An Electrospun Core-Shell Nanofiber Web as a High-Performance Cathode for Iron Disulfide-Based Rechargeable Lithium Batteries

Anupriya K Haridas; Ji-Eun Lim; Du-Hyun Lim; Jeha Kim; Kwon Koo Cho; Aleksandar Matic; Jae-Kwang Kim; Jou-Hyeon Ahn

doi:10.1002/cssc.201801587

An Electrospun Core-Shell Nanofiber Web as a High-Performance Cathode for Iron Disulfide-Based Rechargeable Lithium Batteries

ChemSusChem. 2018 Oct 24;11(20):3625-3630. doi: 10.1002/cssc.201801587. Epub 2018 Sep 14.

Authors

Anupriya K Haridas¹, Ji-Eun Lim², Du-Hyun Lim³, Jeha Kim², Kwon Koo Cho¹, Aleksandar Matic³, Jae-Kwang Kim², Jou-Hyeon Ahn¹

Affiliations

¹ Department of Materials Engineering and Convergence Technology Research Institute for Green Energy Convergence Technology, Gyeongsang National University, 501 Jinju-daero, Jinju, 52828, Republic of Korea.
² Department Solar & Energy Engineering, Cheongju University, Cheongju, Chungbuk, 360-764, Republic of Korea.
³ Department of Physics, Chalmers University of Technology, 412 96, Göteborg, Sweden.

PMID: 30113135
DOI: 10.1002/cssc.201801587

Abstract

FeS₂ /C core-shell nanofiber webs were synthesized for the first time by a unique synthesis strategy that couples electrospinning and carbon coating of the nanofibers with sucrose.
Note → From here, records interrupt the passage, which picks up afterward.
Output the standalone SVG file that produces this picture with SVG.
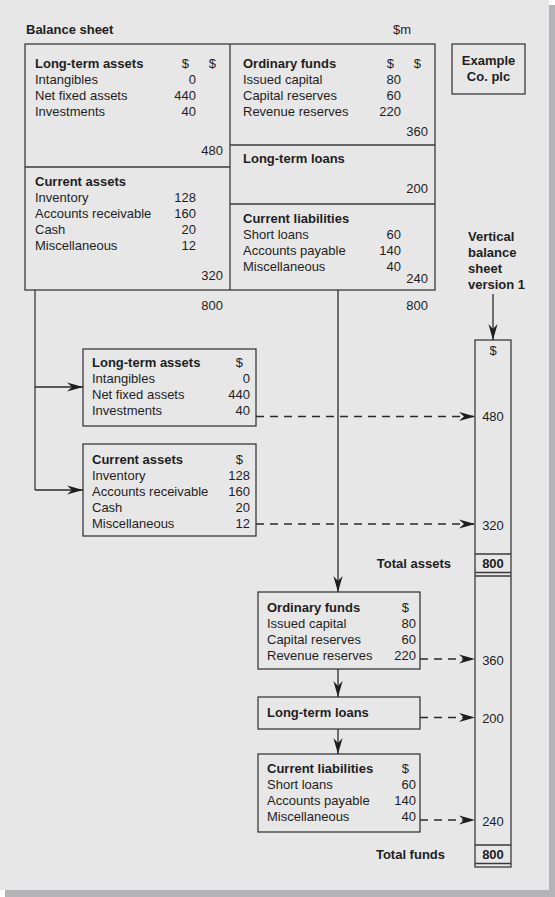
<svg xmlns="http://www.w3.org/2000/svg" width="555" height="897" viewBox="0 0 555 897">
<defs>
<style>
text{font-family:"Liberation Sans",Arial,sans-serif;font-size:13px;fill:#1e1e1e}
.b{font-weight:bold}
.e{text-anchor:end}
.m{text-anchor:middle}
.box{fill:none;stroke:#3a3a3a;stroke-width:1.3}
.ln{fill:none;stroke:#3a3a3a;stroke-width:1.3}
.ar{fill:none;stroke:#2a2a2a;stroke-width:1.3;marker-end:url(#ah)}
.da{fill:none;stroke:#2a2a2a;stroke-width:1.3;stroke-dasharray:8 6;marker-end:url(#ah)}
</style>
<marker id="ah" viewBox="-16 -5 16 10" refX="0" refY="0" markerWidth="16" markerHeight="10" markerUnits="userSpaceOnUse" orient="auto">
<path d="M0,0 L-16,-4.6 L-11,0 L-16,4.6 Z" fill="#1e1e1e"/>
</marker>
</defs>
<rect x="5" y="5" width="550" height="892" fill="#b4b4b7"/>
<rect x="0" y="0" width="549" height="890" fill="#e7e7e7"/>

<text x="26" y="34" class="b">Balance sheet</text>
<text x="393" y="34">$m</text>

<g id="main-table">
<rect class="box" x="25" y="44" width="410" height="246"/>
<line class="ln" x1="230" y1="44" x2="230" y2="290"/>
<line class="ln" x1="25" y1="167" x2="230" y2="167"/>
<line class="ln" x1="230" y1="145" x2="435" y2="145"/>
<line class="ln" x1="230" y1="204" x2="435" y2="204"/>
<text x="35" y="68" class="b">Long-term assets</text>
<text x="189" y="68" class="e">$</text>
<text x="216" y="68" class="e">$</text>
<text x="35" y="84">Intangibles</text><text x="196" y="84" class="e">0</text>
<text x="35" y="100">Net fixed assets</text><text x="196" y="100" class="e">440</text>
<text x="35" y="116">Investments</text><text x="196" y="116" class="e">40</text>
<text x="223" y="155" class="e">480</text>
<text x="35" y="186" class="b">Current assets</text>
<text x="35" y="202">Inventory</text><text x="196" y="202" class="e">128</text>
<text x="35" y="218">Accounts receivable</text><text x="196" y="218" class="e">160</text>
<text x="35" y="234">Cash</text><text x="196" y="234" class="e">20</text>
<text x="35" y="250">Miscellaneous</text><text x="196" y="250" class="e">12</text>
<text x="223" y="280" class="e">320</text>
<text x="243" y="68" class="b">Ordinary funds</text>
<text x="394" y="68" class="e">$</text>
<text x="421" y="68" class="e">$</text>
<text x="243" y="84">Issued capital</text><text x="401" y="84" class="e">80</text>
<text x="243" y="100">Capital reserves</text><text x="401" y="100" class="e">60</text>
<text x="243" y="116">Revenue reserves</text><text x="401" y="116" class="e">220</text>
<text x="428" y="136" class="e">360</text>
<text x="243" y="163" class="b">Long-term loans</text>
<text x="428" y="193" class="e">200</text>
<text x="243" y="222.5" class="b">Current liabilities</text>
<text x="243" y="238.5">Short loans</text><text x="401" y="238.5" class="e">60</text>
<text x="243" y="254.5">Accounts payable</text><text x="401" y="254.5" class="e">140</text>
<text x="243" y="270.5">Miscellaneous</text><text x="401" y="270.5" class="e">40</text>
<text x="428" y="283" class="e">240</text>
<text x="223" y="309.5" class="e">800</text>
<text x="428" y="309.5" class="e">800</text>
</g>

<g id="example-co">
<rect class="box" x="452" y="44" width="73" height="50"/>
<text x="488.5" y="65" class="b m">Example</text>
<text x="488.5" y="81" class="b m">Co. plc</text>
</g>

<g id="vertical-label">
<text x="468" y="240.5" class="b">Vertical</text>
<text x="468" y="256.5" class="b">balance</text>
<text x="468" y="272.5" class="b">sheet</text>
<text x="468" y="288.5" class="b">version 1</text>
</g>

<g id="lt-assets">
<rect class="box" x="83" y="349" width="173" height="77"/>
<text x="92" y="367" class="b">Long-term assets</text>
<text x="243" y="367" class="e">$</text>
<text x="92" y="383">Intangibles</text><text x="250" y="383" class="e">0</text>
<text x="92" y="399">Net fixed assets</text><text x="250" y="399" class="e">440</text>
<text x="92" y="415">Investments</text><text x="250" y="415" class="e">40</text>
</g>

<g id="cur-assets">
<rect class="box" x="83" y="444" width="173" height="92"/>
<text x="92" y="464" class="b">Current assets</text>
<text x="243" y="464" class="e">$</text>
<text x="92" y="480">Inventory</text><text x="250" y="480" class="e">128</text>
<text x="92" y="496">Accounts receivable</text><text x="250" y="496" class="e">160</text>
<text x="92" y="512">Cash</text><text x="250" y="512" class="e">20</text>
<text x="92" y="528">Miscellaneous</text><text x="250" y="528" class="e">12</text>
</g>

<g id="ord-funds">
<rect class="box" x="258" y="592" width="162" height="77"/>
<text x="267" y="611.5" class="b">Ordinary funds</text>
<text x="409" y="611.5" class="e">$</text>
<text x="267" y="627.5">Issued capital</text><text x="416" y="627.5" class="e">80</text>
<text x="267" y="643.5">Capital reserves</text><text x="416" y="643.5" class="e">60</text>
<text x="267" y="659.5">Revenue reserves</text><text x="416" y="659.5" class="e">220</text>
</g>

<g id="lt-loans">
<rect class="box" x="258" y="697" width="162" height="32"/>
<text x="267" y="716.5" class="b">Long-term loans</text>
</g>

<g id="cur-liab">
<rect class="box" x="258" y="754" width="162" height="78"/>
<text x="267" y="773" class="b">Current liabilities</text>
<text x="409" y="773" class="e">$</text>
<text x="267" y="789">Short loans</text><text x="416" y="789" class="e">60</text>
<text x="267" y="805">Accounts payable</text><text x="416" y="805" class="e">140</text>
<text x="267" y="821">Miscellaneous</text><text x="416" y="821" class="e">40</text>
</g>

<g id="vertical-sheet">
<rect class="box" x="475" y="340" width="36" height="527"/>
<line class="ln" x1="475" y1="554" x2="511" y2="554"/>
<line class="ln" x1="475" y1="572.5" x2="511" y2="572.5"/>
<line class="ln" x1="475" y1="576" x2="511" y2="576"/>
<line class="ln" x1="475" y1="845" x2="511" y2="845"/>
<line class="ln" x1="475" y1="863.5" x2="511" y2="863.5"/>
<text x="493" y="355" class="m">$</text>
<text x="493" y="421" class="m">480</text>
<text x="493" y="530" class="m">320</text>
<text x="493" y="568" class="b m">800</text>
<text x="493" y="664.5" class="m">360</text>
<text x="493" y="723" class="m">200</text>
<text x="493" y="825.5" class="m">240</text>
<text x="493" y="859" class="b m">800</text>
<text x="451" y="568" class="b e">Total assets</text>
<text x="445" y="859" class="b e">Total funds</text>
</g>

<g id="connectors">
<path class="ar" d="M493,294 V340"/>
<path class="ln" d="M35,290 V490"/>
<path class="ar" d="M35,387 H83"/>
<path class="ar" d="M35,490 H83"/>
<path class="ar" d="M338,290 V592"/>
<path class="ar" d="M338,669 V697"/>
<path class="ar" d="M338,729 V754"/>
<path class="da" d="M256,416.5 H475"/>
<path class="da" d="M256,524 H475"/>
<path class="da" d="M420,659 H475"/>
<path class="da" d="M420,717.5 H475"/>
<path class="da" d="M420,820 H475"/>
</g>
</svg>
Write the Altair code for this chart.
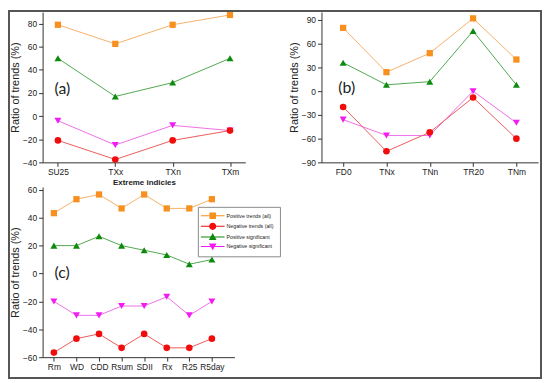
import altair as alt
import pandas as pd

# ---------------- data ----------------
series_names = ["Positive trends (all)", "Negative trends (all)",
                "Positive significant", "Negative significant"]

a_cats = ["SU25", "TXx", "TXn", "TXm"]
a_pos_all = [79, 62.5, 79, 87.5]
a_neg_all = [-21, -37.5, -21, -12.5]
a_pos_sig = [50, 17, 29, 50]
a_neg_sig = [-4, -25, -8, -12.5]

b_cats = ["FD0", "TNx", "TNn", "TR20", "TNm"]
b_pos_all = [80, 24, 48, 92, 40]
b_neg_all = [-20, -76, -52, -8, -60]
b_pos_sig = [36, 8, 12, 76, 8]
b_neg_sig = [-36, -56, -56, 0, -40]

c_cats = ["Rm", "WD", "CDD", "Rsum", "SDII", "Rx", "R25", "R5day"]
c_pos_all = [43.3, 53.3, 56.7, 46.7, 56.7, 46.7, 46.7, 53.3]
c_neg_all = [-56.7, -46.7, -43.3, -53.3, -43.3, -53.3, -53.3, -46.7]
c_pos_sig = [20, 20, 26.7, 20, 16.7, 13.3, 6.7, 10]
c_neg_sig = [-20, -30, -30, -23.3, -23.3, -16.7, -30, -20]

a_yticks = [-40, -20, 0, 20, 40, 60, 80]
b_yticks = [-90, -60, -30, 0, 30, 60, 90]
c_yticks = [-60, -40, -20, 0, 20, 40, 60]

# ---------------- styles ----------------
marker_colors = ["#F7901E", "#F20D0D", "#0E8A0E", "#F21BF2"]
line_colors = ["#F6B06A", "#EE5A5A", "#4FA84F", "#EE6FE8"]
shapes = ["square", "circle", "triangle-up", "triangle-down"]
sizes = [40, 45, 50, 50]
draw_order = [0, 2, 3, 1]

LINE = "M-4,-0.17H4V0.17H-4Z"
legend_paths = [
    LINE + "M-1.1,-1.1H1.1V1.1H-1.1Z",
    LINE + "M-1.2,0A1.2,1.2,0,1,1,1.2,0A1.2,1.2,0,1,1,-1.2,0Z",
    LINE + "M0,-1.3L1.3,1H-1.3Z",
    LINE + "M0,1.3L-1.3,-1H1.3Z",
]

FONT = "Liberation Sans"


def make_df(cats, series_vals):
    rows = []
    for s, vals in zip(series_names, series_vals):
        for i, (c, v) in enumerate(zip(cats, vals)):
            rows.append({"cat": c, "idx": i, "series": s, "value": v})
    return pd.DataFrame(rows)


def panel(cats, series_vals, width, height, ydom, yticks, xscale, xtitle,
          label, label_xy, legend=False, frame=False):
    df = make_df(cats, series_vals)
    x_axis = alt.Axis(labelAngle=0, tickSize=4, labelPadding=1.5, grid=False,
                      title=xtitle if xtitle else None,
                      titleFontWeight="bold", titleFontSize=8, titlePadding=2,
                      titleFont=FONT)
    x_enc = alt.X("cat:N", sort=cats, scale=xscale, axis=x_axis)
    y_enc = alt.Y("value:Q",
                  scale=alt.Scale(domain=ydom, nice=False, zero=False),
                  axis=alt.Axis(values=yticks, title="Ratio of trends (%)",
                                tickSize=4, labelPadding=2, titlePadding=2,
                                grid=False))
    layers = []
    for k in draw_order:
        base = alt.Chart(df).transform_filter(alt.datum.series == series_names[k])
        layers.append(base.mark_line(color=line_colors[k], strokeWidth=1).encode(
            x=x_enc, y=y_enc, order=alt.Order("idx:Q")))
        layers.append(base.mark_point(filled=True, shape=shapes[k], size=sizes[k],
                                      color=marker_colors[k], opacity=1).encode(
            x=x_enc, y=y_enc))
    one = alt.Data(values=[{"k": 1}])
    layers.append(alt.Chart(one).mark_text(
        text=label, align="left", baseline="middle", font="Lato", fontSize=16,
        color="#222").encode(x=alt.value(label_xy[0]), y=alt.value(label_xy[1])))
    if legend:
        leg = alt.Legend(orient="none", legendX=157, legendY=20, title=None,
                         fillColor="white", strokeColor="#8a8a8a", padding=6,
                         symbolSize=36, symbolOffset=6, symbolStrokeWidth=0,
                         labelFont=FONT, labelFontSize=5.3, labelColor="#222",
                         labelOffset=11, rowPadding=2.7, cornerRadius=0)
        layers.append(alt.Chart(df).transform_filter("false").mark_point(
            filled=True, opacity=1).encode(
            fill=alt.Fill("series:N", sort=series_names,
                          scale=alt.Scale(domain=series_names, range=marker_colors),
                          legend=leg),
            shape=alt.Shape("series:N", sort=series_names,
                            scale=alt.Scale(domain=series_names, range=legend_paths),
                            legend=leg)))
    if frame:
        layers.append(alt.Chart(one).mark_rect(
            fillOpacity=0, stroke="#555555", strokeWidth=2).encode(
            x=alt.value(-34), x2=alt.value(504),
            y=alt.value(-1), y2=alt.value(370)))
    return alt.layer(*layers).properties(width=width, height=height)


pa = panel(a_cats, [a_pos_all, a_neg_all, a_pos_sig, a_neg_sig], 205, 152,
           [-40, 90], a_yticks, alt.Scale(type="point", padding=0.267),
           "Extreme indicies", "(a)", (12, 78), frame=True)
pb = panel(b_cats, [b_pos_all, b_neg_all, b_pos_sig, b_neg_sig], 219, 152,
           [-90, 100], b_yticks, alt.Scale(type="point", padding=0.5),
           None, "(b)", (17, 77))
pc = panel(c_cats, [c_pos_all, c_neg_all, c_pos_sig, c_neg_sig], 194, 172,
           [-60, 62], c_yticks,
           alt.Scale(type="point", padding=0.75, align=0.333),
           None, "(c)", (12, 87), legend=True)

chart = alt.concat(pa, pb, pc, columns=2, bounds="flush",
                   spacing={"row": 25, "column": 77}).properties(
    padding=0
).resolve_scale(
    fill="independent", shape="independent"
).resolve_legend(
    fill="independent", shape="independent"
).configure_axis(
    labelFont=FONT, labelFontSize=8.5, labelColor="#222",
    titleFont=FONT, titleFontSize=11, titleFontWeight="normal", titleColor="#222",
    domainColor="#333", tickColor="#333", grid=False
).configure_view(stroke=None)

chart.save("out.html", embed_options={"renderer": "svg", "actions": False})
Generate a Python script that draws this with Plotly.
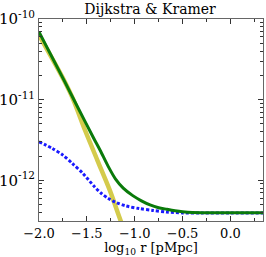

The design of the one-dimensional core-shell morphology was found to be greatly beneficial for accommodating the volume changes encountered during cycling, to induce shorter lithium ion diffusion pathways in the electrode, and to prevent sulfur dissolution during cycling. A high discharge capacity of 545 mAh g^-1 was retained after 500 cycles at 1 C, exhibiting excellent stable cycling performance with 98.8 % capacity retention at the last cycle. High specific capacities of 854 mAh g^-1 , 518 mAh g^-1 , and 208 mAh g^-1 were obtained at 0.1 C, 1 C, and 10 C rates, respectively, demonstrating the exceptional rate capability of this nanofiber web cathode.

Keywords: FeS2; cathode materials; core-shell nanofibers; electrospinning; high energy density lithium-ion batteries.